Ce que ne dément pas Bruno Gollnisch, membre du bureau national du RN. « Désormais vous avez des gens aussi divers que Zemmour, Elisabeth Lévy et Gilles-William Goldnadel, ça continue à nous dédouaner ! Ils disent parfois des choses plus radicales que nous ! » Sans non plus admettre une véritable stratégie de « dédiabolisation » qu’il a toujours refusée en interne. « Nous étions diabolisés. Mais nous étions des gens parfaitement normaux. Concernant la dédiabolisation, il n’était pas nécessaire qu’elle résulte de notre part. Il suffisait qu’elle résulte de façon naturelle. Nos constats ont progressé et les gens sont rattrapés par les réalités », veut-il croire. Le vieux compagnon de route de Jean-Marie Le Pen, n’observe pas moins la pondération de Marine Le Pen par rapport à son père. « Ce n’est pas une opposante virulente. Elle a raison sur les erreurs nombreuses du gouvernement dans la gestion de la pandémie, mais elle est relativement modérée ». Et semble recevoir sur ce point, malgré les fâcheries familiales, l’assentiment du « Menhir » en personne. « Je m’en entretenais avec Jean-Marie Le Pen ce matin et nous étions d’accord : bien que nous sommes critiques sur le gouvernement, nous n’aurions probablement pas mieux fait », souffle Bruno Gollnisch.

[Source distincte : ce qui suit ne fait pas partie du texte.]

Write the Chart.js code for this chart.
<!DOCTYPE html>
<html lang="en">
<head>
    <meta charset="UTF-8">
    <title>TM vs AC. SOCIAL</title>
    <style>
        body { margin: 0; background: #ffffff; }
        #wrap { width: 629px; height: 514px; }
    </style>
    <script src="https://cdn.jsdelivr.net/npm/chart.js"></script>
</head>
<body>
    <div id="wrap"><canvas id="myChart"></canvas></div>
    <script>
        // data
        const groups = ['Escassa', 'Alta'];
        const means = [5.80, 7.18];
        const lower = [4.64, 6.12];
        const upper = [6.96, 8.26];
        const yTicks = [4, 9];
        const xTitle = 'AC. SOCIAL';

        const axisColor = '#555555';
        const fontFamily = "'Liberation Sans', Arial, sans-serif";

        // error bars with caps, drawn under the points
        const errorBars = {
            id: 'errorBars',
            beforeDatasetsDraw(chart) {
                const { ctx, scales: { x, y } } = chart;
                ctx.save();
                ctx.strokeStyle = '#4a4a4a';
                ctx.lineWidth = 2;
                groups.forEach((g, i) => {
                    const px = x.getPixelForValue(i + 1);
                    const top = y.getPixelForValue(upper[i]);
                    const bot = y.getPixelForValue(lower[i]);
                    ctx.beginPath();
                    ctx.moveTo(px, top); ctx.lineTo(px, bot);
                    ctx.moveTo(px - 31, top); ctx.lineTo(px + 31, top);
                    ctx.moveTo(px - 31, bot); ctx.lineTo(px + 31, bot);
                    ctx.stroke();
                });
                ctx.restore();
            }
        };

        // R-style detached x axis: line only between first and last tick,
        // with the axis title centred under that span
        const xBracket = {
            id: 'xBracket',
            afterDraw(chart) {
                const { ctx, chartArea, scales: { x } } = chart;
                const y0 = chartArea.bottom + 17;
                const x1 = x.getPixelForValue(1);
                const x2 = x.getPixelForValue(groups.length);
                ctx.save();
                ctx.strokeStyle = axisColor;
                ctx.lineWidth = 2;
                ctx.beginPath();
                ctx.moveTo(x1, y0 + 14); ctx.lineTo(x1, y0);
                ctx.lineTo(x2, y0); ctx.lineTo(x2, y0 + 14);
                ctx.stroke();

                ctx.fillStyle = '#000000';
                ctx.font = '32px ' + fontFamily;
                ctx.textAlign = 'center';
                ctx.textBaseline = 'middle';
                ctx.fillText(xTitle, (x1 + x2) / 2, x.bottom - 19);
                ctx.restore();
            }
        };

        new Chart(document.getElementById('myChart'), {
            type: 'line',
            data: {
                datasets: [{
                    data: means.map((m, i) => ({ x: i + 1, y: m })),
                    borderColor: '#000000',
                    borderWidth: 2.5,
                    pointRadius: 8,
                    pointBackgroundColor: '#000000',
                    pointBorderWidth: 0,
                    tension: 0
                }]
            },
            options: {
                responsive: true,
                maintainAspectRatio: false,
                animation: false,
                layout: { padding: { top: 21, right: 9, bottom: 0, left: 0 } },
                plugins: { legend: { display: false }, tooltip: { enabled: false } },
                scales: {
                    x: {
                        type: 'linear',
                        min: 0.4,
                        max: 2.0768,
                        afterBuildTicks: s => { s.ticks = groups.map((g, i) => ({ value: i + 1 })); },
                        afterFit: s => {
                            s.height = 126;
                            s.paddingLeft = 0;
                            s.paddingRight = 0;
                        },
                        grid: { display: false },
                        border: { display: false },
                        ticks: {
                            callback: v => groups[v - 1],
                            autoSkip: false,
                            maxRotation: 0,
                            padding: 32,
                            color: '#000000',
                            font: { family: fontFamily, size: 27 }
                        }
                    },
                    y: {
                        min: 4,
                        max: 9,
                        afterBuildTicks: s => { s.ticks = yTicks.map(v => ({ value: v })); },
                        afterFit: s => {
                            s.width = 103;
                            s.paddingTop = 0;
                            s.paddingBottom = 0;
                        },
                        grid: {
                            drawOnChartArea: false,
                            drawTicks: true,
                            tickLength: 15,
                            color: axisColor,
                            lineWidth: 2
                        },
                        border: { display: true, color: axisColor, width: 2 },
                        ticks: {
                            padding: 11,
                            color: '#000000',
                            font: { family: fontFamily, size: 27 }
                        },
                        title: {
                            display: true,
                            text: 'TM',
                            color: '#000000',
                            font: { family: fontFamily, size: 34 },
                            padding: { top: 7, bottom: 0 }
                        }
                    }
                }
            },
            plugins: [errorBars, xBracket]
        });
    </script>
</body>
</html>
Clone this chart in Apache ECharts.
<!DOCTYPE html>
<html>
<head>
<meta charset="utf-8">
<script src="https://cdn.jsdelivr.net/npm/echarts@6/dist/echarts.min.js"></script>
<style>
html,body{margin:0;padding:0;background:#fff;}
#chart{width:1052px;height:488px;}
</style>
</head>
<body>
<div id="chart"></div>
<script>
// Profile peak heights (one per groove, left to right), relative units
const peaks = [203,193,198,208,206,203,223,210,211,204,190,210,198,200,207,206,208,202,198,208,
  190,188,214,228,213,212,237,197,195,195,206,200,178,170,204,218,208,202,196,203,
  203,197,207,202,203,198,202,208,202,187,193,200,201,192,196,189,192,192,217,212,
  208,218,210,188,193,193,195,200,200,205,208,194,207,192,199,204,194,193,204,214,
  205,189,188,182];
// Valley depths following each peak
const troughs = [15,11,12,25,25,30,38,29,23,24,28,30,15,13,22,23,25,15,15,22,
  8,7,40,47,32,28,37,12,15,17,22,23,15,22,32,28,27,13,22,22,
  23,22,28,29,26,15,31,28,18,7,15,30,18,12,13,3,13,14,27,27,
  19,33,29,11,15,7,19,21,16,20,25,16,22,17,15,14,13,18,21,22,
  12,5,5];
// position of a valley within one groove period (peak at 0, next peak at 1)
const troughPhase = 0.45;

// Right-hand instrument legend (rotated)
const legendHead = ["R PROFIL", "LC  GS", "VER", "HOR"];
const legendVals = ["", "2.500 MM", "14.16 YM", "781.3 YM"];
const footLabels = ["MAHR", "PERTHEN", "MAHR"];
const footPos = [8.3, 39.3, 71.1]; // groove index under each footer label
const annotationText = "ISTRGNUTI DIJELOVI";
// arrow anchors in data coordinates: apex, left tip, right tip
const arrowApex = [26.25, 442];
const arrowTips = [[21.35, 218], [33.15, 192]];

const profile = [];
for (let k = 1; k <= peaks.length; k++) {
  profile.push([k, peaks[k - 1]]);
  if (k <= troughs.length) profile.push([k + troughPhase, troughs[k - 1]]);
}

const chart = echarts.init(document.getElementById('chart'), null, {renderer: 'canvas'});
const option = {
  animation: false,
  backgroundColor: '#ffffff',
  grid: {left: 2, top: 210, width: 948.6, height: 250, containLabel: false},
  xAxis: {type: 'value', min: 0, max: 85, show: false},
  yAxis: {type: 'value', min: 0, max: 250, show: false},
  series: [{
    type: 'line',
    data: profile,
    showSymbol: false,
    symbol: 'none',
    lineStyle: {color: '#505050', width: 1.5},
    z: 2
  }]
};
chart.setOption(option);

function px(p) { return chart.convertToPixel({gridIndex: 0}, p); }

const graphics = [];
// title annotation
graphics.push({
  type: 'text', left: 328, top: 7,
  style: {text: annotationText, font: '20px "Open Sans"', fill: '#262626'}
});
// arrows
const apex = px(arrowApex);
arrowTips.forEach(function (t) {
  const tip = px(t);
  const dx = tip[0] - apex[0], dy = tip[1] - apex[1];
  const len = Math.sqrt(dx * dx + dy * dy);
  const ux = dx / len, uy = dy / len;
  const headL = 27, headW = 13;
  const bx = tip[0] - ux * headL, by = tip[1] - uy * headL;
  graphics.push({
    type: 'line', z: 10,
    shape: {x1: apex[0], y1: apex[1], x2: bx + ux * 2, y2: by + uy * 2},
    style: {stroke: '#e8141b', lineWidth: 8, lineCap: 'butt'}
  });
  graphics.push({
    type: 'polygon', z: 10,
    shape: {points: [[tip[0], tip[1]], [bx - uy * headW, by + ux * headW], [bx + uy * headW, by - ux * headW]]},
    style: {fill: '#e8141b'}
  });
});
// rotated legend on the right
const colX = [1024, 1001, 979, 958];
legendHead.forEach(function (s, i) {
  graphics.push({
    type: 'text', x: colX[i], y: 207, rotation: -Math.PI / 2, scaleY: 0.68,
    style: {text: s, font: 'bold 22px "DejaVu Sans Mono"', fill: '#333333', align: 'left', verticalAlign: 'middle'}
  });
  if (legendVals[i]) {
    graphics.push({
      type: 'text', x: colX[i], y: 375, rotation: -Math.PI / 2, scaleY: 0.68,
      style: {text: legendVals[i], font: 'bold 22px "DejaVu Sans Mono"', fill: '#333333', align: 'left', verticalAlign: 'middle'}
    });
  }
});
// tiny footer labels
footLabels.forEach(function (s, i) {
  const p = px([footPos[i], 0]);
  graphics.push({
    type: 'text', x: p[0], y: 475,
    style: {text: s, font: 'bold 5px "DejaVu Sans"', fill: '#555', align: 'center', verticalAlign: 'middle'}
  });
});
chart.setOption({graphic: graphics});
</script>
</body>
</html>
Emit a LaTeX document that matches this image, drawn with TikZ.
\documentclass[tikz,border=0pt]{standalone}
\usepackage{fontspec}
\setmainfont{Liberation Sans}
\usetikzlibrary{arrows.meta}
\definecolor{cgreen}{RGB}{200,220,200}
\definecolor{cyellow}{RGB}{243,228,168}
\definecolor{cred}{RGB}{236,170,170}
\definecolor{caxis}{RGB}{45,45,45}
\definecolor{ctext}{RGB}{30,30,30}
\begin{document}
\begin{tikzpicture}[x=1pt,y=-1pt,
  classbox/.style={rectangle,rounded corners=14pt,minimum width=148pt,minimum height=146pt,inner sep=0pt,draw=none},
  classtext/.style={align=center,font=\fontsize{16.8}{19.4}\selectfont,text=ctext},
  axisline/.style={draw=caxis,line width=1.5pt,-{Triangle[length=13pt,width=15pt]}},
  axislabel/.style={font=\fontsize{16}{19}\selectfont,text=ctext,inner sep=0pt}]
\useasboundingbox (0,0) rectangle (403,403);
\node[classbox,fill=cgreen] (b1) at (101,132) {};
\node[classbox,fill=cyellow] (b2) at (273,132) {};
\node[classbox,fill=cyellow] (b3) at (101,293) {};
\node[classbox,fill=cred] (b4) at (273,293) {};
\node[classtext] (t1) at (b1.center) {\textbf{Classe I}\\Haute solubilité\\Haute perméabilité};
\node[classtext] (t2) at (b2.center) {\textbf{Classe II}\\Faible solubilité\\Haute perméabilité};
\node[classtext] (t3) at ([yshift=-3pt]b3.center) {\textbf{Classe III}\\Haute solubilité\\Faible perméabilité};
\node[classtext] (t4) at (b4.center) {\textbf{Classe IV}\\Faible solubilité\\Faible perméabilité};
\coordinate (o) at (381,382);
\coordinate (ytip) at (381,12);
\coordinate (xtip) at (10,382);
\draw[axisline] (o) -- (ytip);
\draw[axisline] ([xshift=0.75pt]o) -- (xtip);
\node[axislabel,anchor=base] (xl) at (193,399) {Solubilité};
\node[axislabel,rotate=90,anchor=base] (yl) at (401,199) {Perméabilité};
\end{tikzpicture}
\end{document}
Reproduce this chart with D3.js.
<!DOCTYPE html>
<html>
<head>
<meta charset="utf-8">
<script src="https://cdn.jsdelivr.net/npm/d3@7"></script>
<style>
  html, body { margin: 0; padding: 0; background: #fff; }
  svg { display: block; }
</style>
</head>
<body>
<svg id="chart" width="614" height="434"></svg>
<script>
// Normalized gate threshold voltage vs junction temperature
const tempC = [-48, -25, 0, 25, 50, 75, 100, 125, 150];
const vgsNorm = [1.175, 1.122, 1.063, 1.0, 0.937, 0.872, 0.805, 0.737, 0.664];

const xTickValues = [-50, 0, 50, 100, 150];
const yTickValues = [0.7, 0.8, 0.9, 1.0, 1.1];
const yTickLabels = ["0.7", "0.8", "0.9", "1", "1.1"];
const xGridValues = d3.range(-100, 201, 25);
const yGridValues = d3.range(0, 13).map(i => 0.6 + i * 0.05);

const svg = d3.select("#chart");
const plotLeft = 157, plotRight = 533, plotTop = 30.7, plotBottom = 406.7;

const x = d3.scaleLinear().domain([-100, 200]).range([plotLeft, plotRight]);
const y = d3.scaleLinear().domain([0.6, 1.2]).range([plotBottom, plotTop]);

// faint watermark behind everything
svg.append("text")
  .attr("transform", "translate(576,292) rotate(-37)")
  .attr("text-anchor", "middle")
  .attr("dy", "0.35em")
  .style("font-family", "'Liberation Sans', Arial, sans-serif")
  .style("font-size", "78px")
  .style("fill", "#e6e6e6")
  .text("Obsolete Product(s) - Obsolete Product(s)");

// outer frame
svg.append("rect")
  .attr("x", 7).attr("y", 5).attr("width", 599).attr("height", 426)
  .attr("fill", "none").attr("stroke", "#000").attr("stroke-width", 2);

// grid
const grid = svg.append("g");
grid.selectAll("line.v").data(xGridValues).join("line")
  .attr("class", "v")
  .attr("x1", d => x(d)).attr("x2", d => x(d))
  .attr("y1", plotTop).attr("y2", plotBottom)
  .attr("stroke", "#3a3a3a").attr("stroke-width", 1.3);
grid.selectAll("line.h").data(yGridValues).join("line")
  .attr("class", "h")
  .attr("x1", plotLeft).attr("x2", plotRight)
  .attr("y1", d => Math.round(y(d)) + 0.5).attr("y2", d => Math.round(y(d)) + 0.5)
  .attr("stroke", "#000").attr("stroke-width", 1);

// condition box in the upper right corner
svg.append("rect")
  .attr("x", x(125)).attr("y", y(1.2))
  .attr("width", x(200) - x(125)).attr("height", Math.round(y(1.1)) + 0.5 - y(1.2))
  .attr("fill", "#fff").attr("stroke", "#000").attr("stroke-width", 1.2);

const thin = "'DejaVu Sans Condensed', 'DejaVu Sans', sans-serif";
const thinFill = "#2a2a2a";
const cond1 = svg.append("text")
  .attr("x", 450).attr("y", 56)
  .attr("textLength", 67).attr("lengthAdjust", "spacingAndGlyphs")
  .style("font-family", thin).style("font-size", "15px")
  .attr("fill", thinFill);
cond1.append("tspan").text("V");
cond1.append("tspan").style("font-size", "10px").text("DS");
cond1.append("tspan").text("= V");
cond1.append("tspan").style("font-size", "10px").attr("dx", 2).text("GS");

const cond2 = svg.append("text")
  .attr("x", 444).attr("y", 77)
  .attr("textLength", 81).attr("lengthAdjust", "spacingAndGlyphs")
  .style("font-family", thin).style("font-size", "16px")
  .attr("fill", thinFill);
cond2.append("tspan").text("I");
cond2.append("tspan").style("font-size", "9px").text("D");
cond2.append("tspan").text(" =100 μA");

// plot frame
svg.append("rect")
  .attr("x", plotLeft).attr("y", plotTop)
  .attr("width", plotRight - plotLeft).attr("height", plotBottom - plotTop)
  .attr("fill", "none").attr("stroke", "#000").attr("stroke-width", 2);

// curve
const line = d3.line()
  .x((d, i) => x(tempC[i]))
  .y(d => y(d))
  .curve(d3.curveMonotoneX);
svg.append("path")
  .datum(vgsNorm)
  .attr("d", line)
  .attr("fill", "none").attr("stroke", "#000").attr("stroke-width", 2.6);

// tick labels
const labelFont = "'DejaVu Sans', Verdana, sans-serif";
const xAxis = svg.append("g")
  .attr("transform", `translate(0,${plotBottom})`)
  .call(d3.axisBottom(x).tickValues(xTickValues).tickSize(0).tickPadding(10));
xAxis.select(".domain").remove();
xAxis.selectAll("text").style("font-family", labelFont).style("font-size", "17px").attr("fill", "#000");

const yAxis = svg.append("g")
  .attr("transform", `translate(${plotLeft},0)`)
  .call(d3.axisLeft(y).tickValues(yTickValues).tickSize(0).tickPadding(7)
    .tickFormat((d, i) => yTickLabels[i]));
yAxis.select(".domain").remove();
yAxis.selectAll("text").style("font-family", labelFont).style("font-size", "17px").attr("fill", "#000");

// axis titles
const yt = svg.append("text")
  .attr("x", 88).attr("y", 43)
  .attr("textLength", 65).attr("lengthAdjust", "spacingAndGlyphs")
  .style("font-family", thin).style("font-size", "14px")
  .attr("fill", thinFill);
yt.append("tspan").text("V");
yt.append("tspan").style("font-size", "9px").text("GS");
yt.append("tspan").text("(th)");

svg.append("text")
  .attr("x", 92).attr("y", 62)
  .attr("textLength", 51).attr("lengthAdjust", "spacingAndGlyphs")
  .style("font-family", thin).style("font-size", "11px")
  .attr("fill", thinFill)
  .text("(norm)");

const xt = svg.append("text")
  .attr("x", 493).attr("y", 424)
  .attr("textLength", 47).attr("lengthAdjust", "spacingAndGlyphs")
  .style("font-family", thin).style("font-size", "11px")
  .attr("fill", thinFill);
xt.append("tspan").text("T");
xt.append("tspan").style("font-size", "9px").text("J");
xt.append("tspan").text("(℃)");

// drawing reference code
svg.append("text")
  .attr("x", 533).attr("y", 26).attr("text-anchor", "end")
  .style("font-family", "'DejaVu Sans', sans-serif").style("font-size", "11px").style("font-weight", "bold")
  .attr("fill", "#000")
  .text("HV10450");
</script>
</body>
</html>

Consciente du risque RN, la Macronie phosphore sur la parade, et aimerait reproduire le « coup » de 2017. « Macron incarnait peut-être en 2017 cette volonté de dégagisme. Ce qu’il incarne moins forcément aujourd’hui. Mais malgré tout je note une belle résistance, une progression du chef de l’Etat chez les plus jeunes », se rassure Xavier Iacovelli. Secrétaire Général de Territoires de Progrès, tenant gauche de la majorité, il milite donc pour un « vrai bilan de l’action sociale du gouvernement ». « Macron ne sera pas le candidat d’En Marche mais d’une grande coalition. Cela doit aller au-delà avec des personnalités non encartées. Les partis ne sont pas indispensables aux yeux des citoyens… », renchérit-il. Comme un air de déjà-vu.